*** RECORD LIST
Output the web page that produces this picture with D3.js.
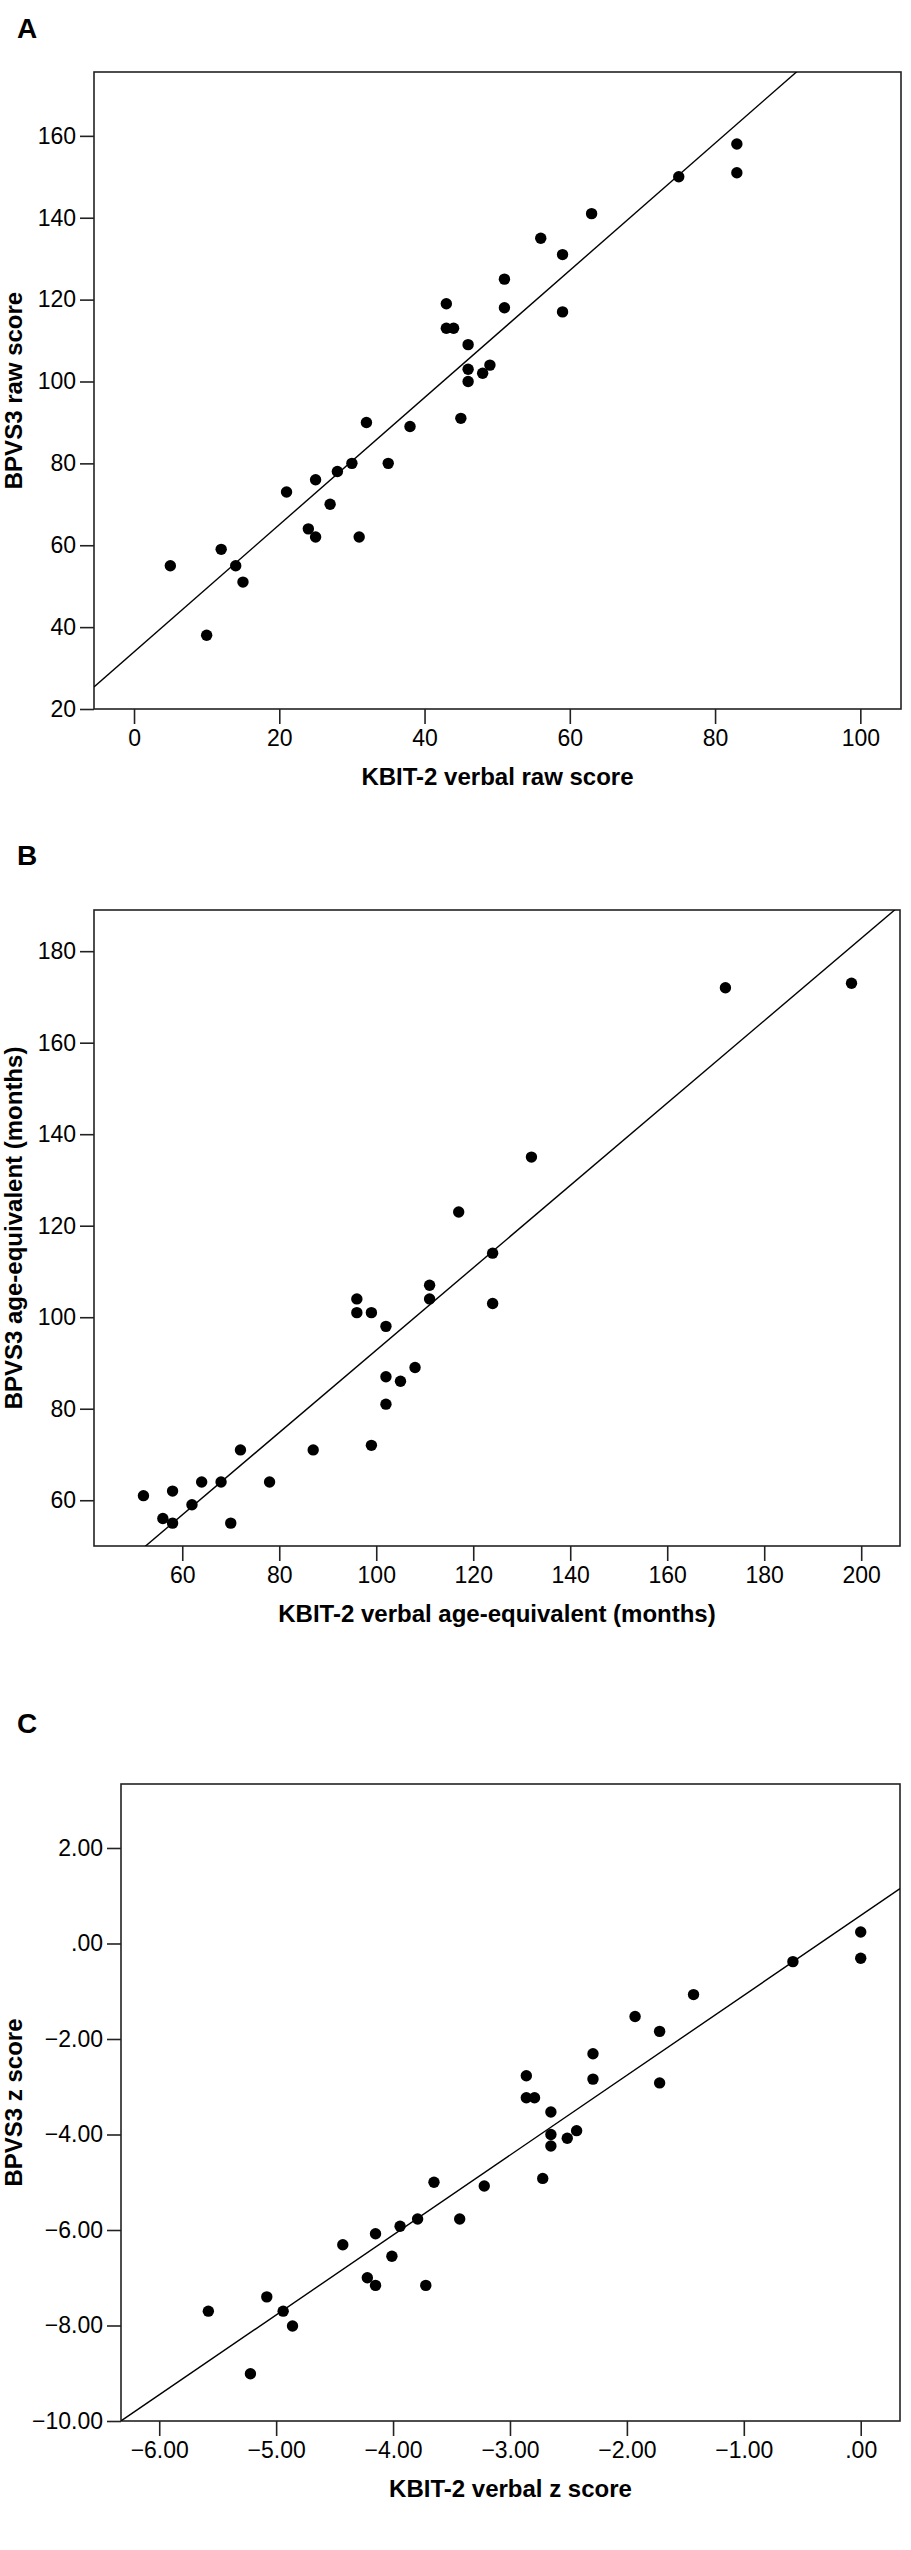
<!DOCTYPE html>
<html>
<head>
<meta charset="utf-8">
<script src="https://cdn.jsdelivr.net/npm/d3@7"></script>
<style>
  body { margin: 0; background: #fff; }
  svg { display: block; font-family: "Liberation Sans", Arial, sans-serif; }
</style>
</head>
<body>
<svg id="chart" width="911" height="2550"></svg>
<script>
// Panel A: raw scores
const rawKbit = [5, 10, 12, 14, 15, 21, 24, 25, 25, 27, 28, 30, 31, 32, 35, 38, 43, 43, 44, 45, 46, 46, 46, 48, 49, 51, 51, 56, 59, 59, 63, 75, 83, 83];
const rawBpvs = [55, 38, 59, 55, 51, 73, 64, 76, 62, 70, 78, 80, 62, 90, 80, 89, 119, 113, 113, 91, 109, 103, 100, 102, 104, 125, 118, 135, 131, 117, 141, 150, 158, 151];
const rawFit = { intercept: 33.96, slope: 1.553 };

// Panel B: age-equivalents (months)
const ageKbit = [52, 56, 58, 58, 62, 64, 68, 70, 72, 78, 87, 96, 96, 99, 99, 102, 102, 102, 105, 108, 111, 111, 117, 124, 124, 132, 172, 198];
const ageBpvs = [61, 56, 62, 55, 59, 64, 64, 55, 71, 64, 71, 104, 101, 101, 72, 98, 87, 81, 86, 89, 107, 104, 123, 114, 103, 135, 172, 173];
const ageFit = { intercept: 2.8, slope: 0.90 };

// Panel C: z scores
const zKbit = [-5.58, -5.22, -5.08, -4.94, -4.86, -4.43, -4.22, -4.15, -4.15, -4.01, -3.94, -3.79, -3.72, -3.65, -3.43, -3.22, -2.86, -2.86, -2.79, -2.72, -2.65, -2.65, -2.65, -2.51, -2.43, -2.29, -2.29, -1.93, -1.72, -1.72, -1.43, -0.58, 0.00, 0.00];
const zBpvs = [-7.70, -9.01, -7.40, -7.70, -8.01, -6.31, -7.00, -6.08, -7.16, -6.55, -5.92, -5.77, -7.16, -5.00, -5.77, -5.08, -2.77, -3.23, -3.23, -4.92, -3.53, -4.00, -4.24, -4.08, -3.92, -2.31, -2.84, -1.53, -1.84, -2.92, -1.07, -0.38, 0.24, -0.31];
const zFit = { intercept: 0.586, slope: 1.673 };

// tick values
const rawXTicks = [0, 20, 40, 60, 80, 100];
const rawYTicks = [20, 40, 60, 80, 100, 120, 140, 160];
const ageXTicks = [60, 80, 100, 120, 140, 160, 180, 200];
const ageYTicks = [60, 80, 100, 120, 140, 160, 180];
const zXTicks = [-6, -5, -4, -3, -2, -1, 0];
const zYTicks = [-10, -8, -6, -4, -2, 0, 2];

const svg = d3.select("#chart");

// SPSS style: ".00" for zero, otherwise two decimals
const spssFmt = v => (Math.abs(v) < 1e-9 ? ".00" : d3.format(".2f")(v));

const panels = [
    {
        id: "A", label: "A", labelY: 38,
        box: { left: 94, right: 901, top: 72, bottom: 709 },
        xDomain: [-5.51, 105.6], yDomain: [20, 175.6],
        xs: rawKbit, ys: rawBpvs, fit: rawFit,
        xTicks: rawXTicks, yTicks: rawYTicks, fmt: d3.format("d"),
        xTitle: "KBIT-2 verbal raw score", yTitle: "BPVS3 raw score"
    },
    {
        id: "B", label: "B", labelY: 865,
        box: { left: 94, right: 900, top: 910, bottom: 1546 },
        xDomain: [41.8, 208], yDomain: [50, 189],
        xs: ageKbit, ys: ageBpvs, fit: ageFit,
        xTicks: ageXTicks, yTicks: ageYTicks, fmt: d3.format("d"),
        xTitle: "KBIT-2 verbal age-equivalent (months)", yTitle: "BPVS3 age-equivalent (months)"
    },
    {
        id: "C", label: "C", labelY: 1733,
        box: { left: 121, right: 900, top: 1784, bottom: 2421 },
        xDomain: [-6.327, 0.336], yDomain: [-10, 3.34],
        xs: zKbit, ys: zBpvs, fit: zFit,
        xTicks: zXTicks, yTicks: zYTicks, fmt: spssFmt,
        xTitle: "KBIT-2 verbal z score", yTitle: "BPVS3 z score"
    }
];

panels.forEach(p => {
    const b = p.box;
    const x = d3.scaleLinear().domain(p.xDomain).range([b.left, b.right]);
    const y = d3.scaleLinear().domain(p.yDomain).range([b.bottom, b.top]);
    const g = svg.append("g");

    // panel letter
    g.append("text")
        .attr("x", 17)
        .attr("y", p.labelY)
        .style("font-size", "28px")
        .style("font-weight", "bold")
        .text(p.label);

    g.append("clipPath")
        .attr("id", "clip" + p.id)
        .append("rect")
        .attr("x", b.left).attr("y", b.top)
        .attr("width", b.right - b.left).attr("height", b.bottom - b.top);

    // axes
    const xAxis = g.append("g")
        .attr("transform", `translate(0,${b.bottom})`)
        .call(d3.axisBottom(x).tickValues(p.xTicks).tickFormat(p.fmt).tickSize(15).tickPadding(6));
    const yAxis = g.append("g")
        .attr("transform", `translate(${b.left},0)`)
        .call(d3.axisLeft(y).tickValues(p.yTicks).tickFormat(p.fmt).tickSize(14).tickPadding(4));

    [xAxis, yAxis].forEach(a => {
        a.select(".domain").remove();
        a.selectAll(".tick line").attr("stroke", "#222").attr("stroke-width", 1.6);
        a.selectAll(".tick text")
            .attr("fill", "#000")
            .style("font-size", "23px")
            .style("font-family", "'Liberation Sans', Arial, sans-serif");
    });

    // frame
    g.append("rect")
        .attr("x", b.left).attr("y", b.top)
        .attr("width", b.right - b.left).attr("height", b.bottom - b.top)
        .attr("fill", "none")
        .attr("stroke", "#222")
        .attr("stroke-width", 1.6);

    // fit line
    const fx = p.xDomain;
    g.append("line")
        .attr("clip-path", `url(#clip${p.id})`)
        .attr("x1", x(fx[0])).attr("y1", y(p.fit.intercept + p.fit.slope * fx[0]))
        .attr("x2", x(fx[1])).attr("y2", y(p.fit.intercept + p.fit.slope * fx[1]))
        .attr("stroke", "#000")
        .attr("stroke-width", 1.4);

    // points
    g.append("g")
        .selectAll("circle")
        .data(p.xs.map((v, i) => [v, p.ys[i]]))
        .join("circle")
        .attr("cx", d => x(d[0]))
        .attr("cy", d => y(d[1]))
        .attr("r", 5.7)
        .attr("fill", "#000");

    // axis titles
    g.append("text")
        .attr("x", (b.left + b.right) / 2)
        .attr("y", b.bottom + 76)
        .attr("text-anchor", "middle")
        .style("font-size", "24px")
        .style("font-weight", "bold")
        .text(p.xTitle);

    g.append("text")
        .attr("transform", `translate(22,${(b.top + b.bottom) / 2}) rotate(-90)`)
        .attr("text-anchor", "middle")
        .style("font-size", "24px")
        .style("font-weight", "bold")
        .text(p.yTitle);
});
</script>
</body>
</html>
******
*** RECORD LIST
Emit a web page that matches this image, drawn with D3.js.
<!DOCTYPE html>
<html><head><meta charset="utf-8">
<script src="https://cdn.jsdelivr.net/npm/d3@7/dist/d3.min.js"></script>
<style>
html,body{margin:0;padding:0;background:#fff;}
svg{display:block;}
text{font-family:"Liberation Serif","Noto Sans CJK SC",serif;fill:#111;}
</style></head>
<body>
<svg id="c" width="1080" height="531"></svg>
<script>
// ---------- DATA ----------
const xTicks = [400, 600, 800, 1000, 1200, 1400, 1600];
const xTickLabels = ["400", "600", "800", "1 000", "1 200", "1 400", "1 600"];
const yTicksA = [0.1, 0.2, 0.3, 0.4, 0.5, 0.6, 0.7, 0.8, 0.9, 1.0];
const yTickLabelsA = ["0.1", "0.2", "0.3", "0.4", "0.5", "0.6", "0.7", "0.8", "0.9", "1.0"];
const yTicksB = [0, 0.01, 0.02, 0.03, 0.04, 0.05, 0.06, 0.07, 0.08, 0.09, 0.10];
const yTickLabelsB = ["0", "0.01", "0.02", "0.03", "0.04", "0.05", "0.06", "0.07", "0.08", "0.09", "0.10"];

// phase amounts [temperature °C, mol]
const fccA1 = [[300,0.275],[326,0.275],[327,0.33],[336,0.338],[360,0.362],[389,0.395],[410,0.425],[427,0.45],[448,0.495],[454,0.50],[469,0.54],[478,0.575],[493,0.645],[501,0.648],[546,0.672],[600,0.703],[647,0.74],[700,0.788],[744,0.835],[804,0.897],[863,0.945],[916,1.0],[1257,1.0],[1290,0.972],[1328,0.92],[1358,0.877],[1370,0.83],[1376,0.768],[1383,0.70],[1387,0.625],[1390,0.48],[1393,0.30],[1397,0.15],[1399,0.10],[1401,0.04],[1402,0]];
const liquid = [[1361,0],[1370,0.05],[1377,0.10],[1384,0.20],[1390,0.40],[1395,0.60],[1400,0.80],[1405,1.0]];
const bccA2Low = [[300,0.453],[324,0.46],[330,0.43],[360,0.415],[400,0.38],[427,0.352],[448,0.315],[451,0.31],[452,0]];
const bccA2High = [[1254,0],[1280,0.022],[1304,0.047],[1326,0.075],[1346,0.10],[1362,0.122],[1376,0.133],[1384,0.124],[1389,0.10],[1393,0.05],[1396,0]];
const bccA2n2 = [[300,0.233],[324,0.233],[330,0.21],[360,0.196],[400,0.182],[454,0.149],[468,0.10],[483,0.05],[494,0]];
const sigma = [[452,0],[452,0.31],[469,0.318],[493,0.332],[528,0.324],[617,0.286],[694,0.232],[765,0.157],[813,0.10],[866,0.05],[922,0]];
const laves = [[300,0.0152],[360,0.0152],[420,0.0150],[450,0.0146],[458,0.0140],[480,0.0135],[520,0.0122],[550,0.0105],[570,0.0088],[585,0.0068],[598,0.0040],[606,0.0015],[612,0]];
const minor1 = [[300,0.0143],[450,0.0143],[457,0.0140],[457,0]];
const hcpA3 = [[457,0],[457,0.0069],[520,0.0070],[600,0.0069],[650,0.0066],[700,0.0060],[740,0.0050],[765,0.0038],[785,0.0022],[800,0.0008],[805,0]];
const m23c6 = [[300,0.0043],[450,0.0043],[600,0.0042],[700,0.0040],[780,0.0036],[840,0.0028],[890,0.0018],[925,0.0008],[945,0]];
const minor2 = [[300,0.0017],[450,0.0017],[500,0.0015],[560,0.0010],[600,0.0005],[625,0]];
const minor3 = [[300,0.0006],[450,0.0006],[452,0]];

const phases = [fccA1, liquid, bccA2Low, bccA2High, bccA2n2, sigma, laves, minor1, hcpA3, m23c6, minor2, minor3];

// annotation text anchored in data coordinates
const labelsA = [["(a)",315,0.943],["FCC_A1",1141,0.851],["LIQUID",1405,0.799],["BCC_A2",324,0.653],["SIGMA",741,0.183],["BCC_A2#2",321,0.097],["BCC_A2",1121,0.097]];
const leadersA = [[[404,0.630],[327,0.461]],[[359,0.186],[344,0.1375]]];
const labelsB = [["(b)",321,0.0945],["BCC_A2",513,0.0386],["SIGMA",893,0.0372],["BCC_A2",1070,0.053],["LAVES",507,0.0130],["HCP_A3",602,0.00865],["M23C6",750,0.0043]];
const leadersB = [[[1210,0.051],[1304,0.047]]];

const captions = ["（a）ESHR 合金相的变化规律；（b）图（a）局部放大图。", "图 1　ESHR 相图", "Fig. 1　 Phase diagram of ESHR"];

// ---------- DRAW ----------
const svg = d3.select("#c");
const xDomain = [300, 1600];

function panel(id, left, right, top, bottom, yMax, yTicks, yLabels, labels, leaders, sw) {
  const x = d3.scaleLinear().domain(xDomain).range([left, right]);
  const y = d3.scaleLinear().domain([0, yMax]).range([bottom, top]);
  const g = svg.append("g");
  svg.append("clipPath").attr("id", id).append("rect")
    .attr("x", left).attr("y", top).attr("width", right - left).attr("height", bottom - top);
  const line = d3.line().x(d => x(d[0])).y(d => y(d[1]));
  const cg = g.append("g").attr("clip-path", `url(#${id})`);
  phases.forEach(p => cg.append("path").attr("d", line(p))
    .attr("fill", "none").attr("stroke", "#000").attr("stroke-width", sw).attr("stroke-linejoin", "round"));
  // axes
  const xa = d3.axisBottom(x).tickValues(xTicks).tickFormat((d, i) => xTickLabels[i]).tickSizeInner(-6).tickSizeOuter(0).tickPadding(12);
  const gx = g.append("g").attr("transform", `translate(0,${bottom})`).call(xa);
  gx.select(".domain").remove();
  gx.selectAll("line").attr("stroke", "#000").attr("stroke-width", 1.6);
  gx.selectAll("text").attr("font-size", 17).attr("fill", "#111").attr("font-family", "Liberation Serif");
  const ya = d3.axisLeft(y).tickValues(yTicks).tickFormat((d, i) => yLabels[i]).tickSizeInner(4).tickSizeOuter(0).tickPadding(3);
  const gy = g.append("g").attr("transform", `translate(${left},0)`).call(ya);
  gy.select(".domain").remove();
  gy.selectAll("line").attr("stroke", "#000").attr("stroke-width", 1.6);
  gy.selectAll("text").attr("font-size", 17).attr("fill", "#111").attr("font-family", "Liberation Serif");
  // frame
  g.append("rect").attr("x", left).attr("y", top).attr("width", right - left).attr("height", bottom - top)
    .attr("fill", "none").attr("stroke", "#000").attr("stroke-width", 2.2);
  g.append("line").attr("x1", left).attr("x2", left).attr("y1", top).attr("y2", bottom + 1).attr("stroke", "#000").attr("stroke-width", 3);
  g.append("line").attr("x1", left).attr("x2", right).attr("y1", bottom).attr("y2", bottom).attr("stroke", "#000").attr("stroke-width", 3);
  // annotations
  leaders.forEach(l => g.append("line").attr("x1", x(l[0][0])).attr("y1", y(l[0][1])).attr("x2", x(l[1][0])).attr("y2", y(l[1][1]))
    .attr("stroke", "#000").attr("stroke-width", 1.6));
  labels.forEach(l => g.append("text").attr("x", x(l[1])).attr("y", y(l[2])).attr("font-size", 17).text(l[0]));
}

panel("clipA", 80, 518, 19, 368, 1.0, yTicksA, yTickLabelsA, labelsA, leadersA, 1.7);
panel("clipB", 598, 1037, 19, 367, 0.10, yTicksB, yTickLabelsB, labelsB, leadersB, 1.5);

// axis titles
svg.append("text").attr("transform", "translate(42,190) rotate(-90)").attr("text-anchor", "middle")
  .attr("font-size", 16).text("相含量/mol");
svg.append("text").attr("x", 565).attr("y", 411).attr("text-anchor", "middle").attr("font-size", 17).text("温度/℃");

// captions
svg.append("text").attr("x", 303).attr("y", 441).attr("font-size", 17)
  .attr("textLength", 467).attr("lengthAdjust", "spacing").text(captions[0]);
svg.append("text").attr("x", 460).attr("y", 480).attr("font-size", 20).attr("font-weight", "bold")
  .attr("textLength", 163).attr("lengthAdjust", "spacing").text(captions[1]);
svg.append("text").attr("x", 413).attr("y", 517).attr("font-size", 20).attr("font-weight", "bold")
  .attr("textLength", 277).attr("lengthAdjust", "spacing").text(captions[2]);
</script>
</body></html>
******
*** RECORD LIST
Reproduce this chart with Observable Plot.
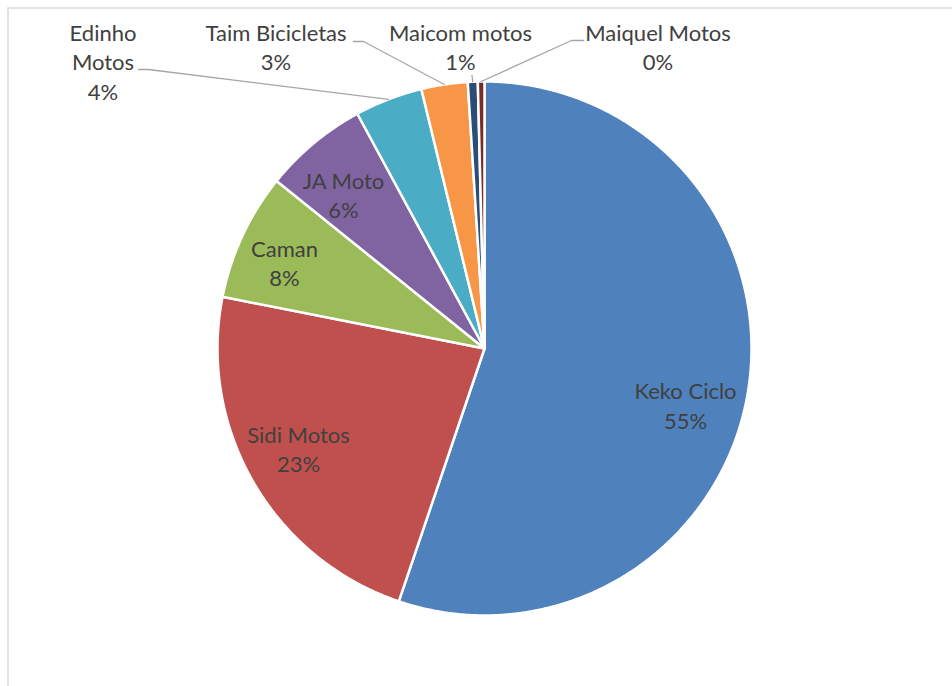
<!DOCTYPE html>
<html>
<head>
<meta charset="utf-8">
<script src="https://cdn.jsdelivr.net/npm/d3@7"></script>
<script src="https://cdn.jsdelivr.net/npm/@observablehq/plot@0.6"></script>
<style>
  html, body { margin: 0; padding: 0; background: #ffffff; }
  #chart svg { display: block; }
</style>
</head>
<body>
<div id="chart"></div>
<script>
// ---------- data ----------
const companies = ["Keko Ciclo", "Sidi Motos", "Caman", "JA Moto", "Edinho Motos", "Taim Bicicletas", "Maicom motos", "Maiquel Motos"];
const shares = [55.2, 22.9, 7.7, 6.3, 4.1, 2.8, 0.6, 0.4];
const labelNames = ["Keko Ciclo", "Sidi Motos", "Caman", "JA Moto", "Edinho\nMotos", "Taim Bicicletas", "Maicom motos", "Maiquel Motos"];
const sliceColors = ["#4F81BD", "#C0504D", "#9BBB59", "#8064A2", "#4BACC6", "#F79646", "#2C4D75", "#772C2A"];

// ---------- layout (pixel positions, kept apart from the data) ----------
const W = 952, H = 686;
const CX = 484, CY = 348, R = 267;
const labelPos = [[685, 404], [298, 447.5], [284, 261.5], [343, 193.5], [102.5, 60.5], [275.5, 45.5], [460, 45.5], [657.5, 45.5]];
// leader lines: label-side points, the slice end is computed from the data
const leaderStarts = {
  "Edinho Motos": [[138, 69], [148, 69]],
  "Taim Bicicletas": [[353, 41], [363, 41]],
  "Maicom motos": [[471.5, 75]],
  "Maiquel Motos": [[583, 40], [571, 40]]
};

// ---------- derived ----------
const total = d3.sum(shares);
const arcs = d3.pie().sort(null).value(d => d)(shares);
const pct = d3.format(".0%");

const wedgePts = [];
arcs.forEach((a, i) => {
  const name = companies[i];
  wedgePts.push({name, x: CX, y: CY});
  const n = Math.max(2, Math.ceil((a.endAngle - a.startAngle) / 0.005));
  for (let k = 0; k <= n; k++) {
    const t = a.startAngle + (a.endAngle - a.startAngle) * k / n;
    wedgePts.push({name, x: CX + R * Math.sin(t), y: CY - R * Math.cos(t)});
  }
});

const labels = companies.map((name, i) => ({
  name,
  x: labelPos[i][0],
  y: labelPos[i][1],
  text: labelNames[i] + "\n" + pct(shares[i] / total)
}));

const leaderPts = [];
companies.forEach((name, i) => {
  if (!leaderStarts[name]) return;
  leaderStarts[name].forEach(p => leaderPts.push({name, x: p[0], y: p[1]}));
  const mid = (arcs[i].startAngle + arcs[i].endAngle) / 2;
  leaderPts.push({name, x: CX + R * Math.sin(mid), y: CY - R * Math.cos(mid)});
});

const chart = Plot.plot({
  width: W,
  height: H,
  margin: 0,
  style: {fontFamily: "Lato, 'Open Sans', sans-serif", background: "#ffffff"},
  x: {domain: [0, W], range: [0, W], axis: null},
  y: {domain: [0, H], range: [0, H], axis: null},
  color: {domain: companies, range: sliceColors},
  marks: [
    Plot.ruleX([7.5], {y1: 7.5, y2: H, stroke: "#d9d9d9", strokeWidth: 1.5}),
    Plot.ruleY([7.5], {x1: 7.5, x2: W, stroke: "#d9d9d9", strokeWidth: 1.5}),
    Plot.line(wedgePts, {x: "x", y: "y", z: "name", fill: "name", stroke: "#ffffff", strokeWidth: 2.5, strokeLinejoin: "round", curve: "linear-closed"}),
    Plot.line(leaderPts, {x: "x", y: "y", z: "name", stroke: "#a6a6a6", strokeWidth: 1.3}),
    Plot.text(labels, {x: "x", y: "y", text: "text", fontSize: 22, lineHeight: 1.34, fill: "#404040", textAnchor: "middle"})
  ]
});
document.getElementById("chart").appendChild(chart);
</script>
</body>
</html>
******
◆ WHAT IS EXPECTED
Your task is to transcribe exactly the lines starting at the line that contains "Output the web" and ending at the line that contains "2.8, slope: 0.90", both included. Leave out the pictures.

◆ SOLUTION BELOW
Output the web page that produces this picture with D3.js.
<!DOCTYPE html>
<html>
<head>
<meta charset="utf-8">
<script src="https://cdn.jsdelivr.net/npm/d3@7"></script>
<style>
  body { margin: 0; background: #fff; }
  svg { display: block; font-family: "Liberation Sans", Arial, sans-serif; }
</style>
</head>
<body>
<svg id="chart" width="911" height="2550"></svg>
<script>
// Panel A: raw scores
const rawKbit = [5, 10, 12, 14, 15, 21, 24, 25, 25, 27, 28, 30, 31, 32, 35, 38, 43, 43, 44, 45, 46, 46, 46, 48, 49, 51, 51, 56, 59, 59, 63, 75, 83, 83];
const rawBpvs = [55, 38, 59, 55, 51, 73, 64, 76, 62, 70, 78, 80, 62, 90, 80, 89, 119, 113, 113, 91, 109, 103, 100, 102, 104, 125, 118, 135, 131, 117, 141, 150, 158, 151];
const rawFit = { intercept: 33.96, slope: 1.553 };

// Panel B: age-equivalents (months)
const ageKbit = [52, 56, 58, 58, 62, 64, 68, 70, 72, 78, 87, 96, 96, 99, 99, 102, 102, 102, 105, 108, 111, 111, 117, 124, 124, 132, 172, 198];
const ageBpvs = [61, 56, 62, 55, 59, 64, 64, 55, 71, 64, 71, 104, 101, 101, 72, 98, 87, 81, 86, 89, 107, 104, 123, 114, 103, 135, 172, 173];
const ageFit = { intercept: 2.8, slope: 0.90 };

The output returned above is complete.